Supreme Leader of the Nahdlatul Ulama
- Incumbent
- Assumed office 22 September 2018
- Preceded by: Ma'ruf Amin

Chairman of the Indonesian Ulama Council
- In office 26 November 2020 – 14 August 2023
- Preceded by: Ma'ruf Amin
- Succeeded by: Anwar Iskandar

Personal details
- Born: 1953 (age 72–73) East Java, Indonesia
- Spouse: Nyai Chakimah
- Children: 5
- Occupation: Islamic scholar

= Miftachul Achyar =

Indonesian ulama (born 1953)

Miftachul Achyar (born 1953) is an Indonesian Islamic scholar. He is the Rais 'Aam (supreme leader) of the Nahdlatul Ulama since 2018.

== Biography ==
Achyar was born in 1953 in East Java, Indonesia, as the ninth of the thirteen children of Abdul Ghoni. His father was a caretaker of the Akhlaq Rangkah Islamic Boarding School in Surabaya. Achyar was raised in a religious environment, and completed his education at several boarding schools such as: Tambak Beras Jombang Boarding School, Sidogiri Pasuruan Boarding School, and Lasem Boarding School.
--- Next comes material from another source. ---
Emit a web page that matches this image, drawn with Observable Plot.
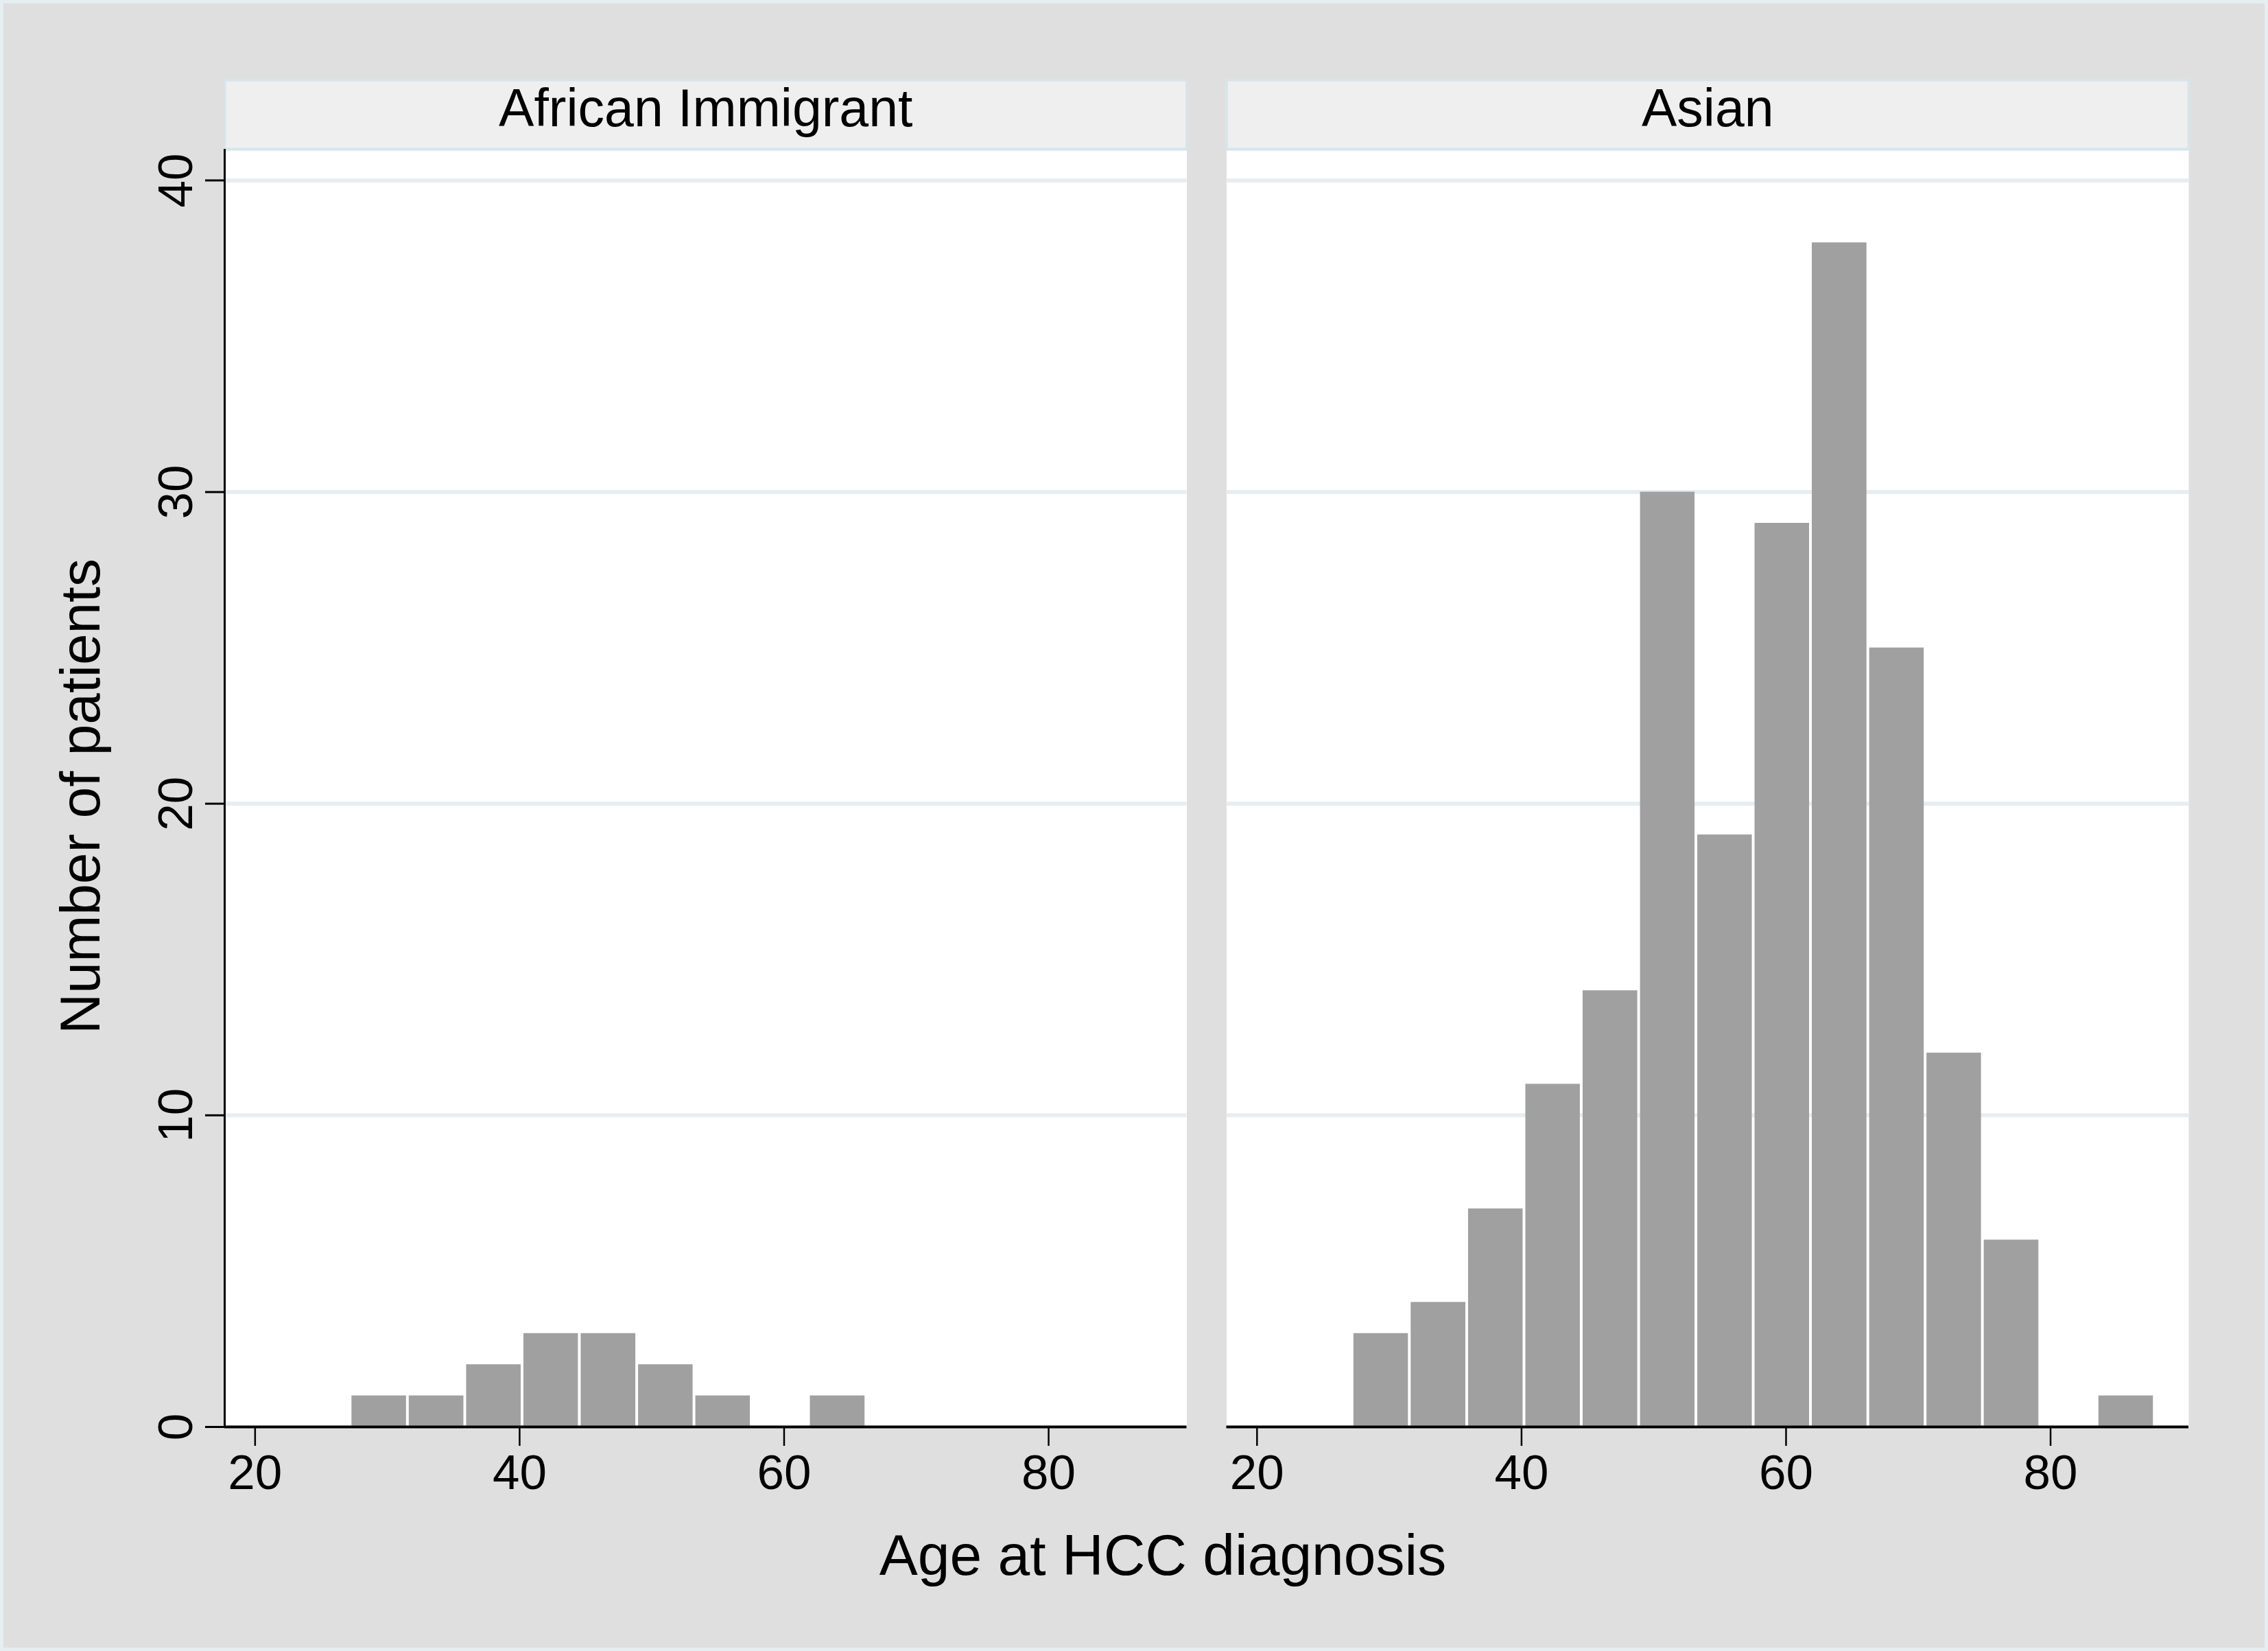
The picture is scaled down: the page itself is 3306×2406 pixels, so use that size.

He also attended the religious assembly of Sayyid Muhammad bin Alawi al-Makki al-Maliki in Malang.

Achyar was appointed as Leader Syuriyah of PCNU Surabaya from 2000 until 2005, followed by Leader Syuriyah of PWNU East Java from 2007 until 2013, and was appointed again from 2013 until 2018. He was appointed as Vice Leader of Aam PBNU from 2018 until 2020, replacing Ma'ruf Amin who went for presidential campaign. He later was appointed as the leader of Indonesian Ulama Council, and was appointed as the leader of AAM PBNU from 2021 until 2026.

== 2021 car accident ==
On 12 August 2021, Achyar was injured in a car accident at Semarang–Solo Toll Road where his car crashed into the back of a truck. He was rushed to RSUD Salatiga where he was treated for his minor injury, along with another passenger. He was later discharged.